2016 yılında Türkiye tarafından Suriye’nin kuzeyindeki Cerablus bölgesinde başlatılan Fırat Kalkanı Operasyonu, bölgesel güvenlik dinamiklerini değiştiren ve terörle mücadelede önemli bir dönüm noktası olarak kabul edilen geniş çaplı bir askeri harekâttır. Operasyonun temel amacı, Türkiye sınırları boyunca DEAŞ (IŞİD) ve YPG gibi terör örgütlerinin varlığını sona erdirmek, sınır güvenliğini sağlamak ve bölgedeki istikrarı temin etmektir. O dönem, Suriye’de iç savaşın devam ettiği, farklı silahlı grupların kontrol bölgeleri oluşturduğu bir ortamda, Türkiye’nin sınır hattında terör tehdidinin artması, Fırat Kalkanı Harekatı’nı kaçınılmaz kılmıştır.
Operasyonun başlamasıyla birlikte Türk Silahlı Kuvvetleri (TSK) ile Özgür Suriye Ordusu (ÖSO) unsurları koordineli şekilde hareket ederek Cerablus ve çevresinde DEAŞ hedeflerine yoğun saldırılar düzenledi. Bu harekât, yalnızca terörist unsurları hedef almakla kalmadı, aynı zamanda bölgede sivillerin güvenliğini sağlama ve insani yardım faaliyetlerinin yürütülmesine imkan tanıma gibi kritik bir misyon da üstlendi. Fırat Kalkanı, bölgedeki kontrolü yeniden tesis etmek amacıyla, yalnızca askeri operasyonların değil, aynı zamanda siyasi ve diplomatik adımların da atıldığı çok boyutlu bir girişim olarak dikkat çekti.

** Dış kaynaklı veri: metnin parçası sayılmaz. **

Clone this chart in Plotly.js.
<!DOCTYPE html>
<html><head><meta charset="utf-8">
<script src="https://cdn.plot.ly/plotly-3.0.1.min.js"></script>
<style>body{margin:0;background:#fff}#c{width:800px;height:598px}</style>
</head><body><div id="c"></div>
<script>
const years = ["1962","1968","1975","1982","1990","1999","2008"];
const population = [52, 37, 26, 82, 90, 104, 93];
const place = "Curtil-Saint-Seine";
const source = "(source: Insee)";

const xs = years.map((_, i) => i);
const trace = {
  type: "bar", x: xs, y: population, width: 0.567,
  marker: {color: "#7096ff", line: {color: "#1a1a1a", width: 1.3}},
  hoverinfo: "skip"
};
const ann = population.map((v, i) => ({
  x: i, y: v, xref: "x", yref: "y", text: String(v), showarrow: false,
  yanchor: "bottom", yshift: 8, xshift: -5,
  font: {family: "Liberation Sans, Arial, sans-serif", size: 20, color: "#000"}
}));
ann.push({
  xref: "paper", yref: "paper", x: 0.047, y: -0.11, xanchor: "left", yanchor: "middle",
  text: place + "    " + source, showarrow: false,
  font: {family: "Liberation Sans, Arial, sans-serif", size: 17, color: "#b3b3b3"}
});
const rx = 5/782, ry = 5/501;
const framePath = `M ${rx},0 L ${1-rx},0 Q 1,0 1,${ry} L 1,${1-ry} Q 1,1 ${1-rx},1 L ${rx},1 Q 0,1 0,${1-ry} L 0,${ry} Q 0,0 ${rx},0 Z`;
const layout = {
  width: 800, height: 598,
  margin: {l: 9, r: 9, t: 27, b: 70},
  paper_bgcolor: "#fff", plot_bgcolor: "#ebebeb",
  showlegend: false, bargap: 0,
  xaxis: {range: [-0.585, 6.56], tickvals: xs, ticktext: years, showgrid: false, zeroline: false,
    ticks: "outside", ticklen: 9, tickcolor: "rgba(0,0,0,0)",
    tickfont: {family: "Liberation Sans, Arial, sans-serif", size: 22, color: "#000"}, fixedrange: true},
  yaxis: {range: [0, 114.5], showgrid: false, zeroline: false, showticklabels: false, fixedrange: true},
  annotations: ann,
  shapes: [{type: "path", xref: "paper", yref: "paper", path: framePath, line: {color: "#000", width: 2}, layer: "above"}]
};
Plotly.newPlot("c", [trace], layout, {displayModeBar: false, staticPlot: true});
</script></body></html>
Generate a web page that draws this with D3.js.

Operasyonun sonuçları, Türkiye ve bölge için uzun vadeli stratejik kazanımlar anlamına geldi. Cerablus ve çevresinde DEAŞ’ın tamamen temizlenmesi, Türkiye’nin güney sınırlarında güvenli bölgenin oluşturulması, bölge halkının yeniden güven içinde yaşamasına zemin hazırladı. Ayrıca, operasyon bölgedeki göç dalgalarının Türkiye sınırlarına doğru yönelmesini önemli ölçüde azaltarak, Türkiye’deki insani ve sosyal yüklerin hafifletilmesine katkıda bulundu. Fırat Kalkanı’nın başarıyla tamamlanması, Türkiye’nin terörle mücadelede kararlılığını ve sınır ötesi harekâtlarda etkinliğini gözler önüne serdi.
Bu harekât, sadece askeri değil, aynı zamanda bölgesel güvenlik mimarisini şekillendiren politik bir adım olarak da öne çıktı. Türkiye, Fırat Kalkanı ile sınırlarını terör tehdidinden arındırmanın yanı sıra, Suriye’deki geleceğin şekillenmesinde aktif rol oynayarak bölgesel istikrara katkı sağlamaya devam etti. Operasyon, uluslararası toplumun da dikkatini çekmiş, Türkiye’nin terörle mücadeledeki kararlılığı ve sorumluluğu konusunda önemli bir mesaj vermiştir. Bugün bile Fırat Kalkanı, Türkiye’nin sınır güvenliği ve bölgesel barış politikalarının mihenk taşı olarak anılmakta ve sınır ötesi operasyonların en başarılı örneklerinden biri olarak gösterilmektedir.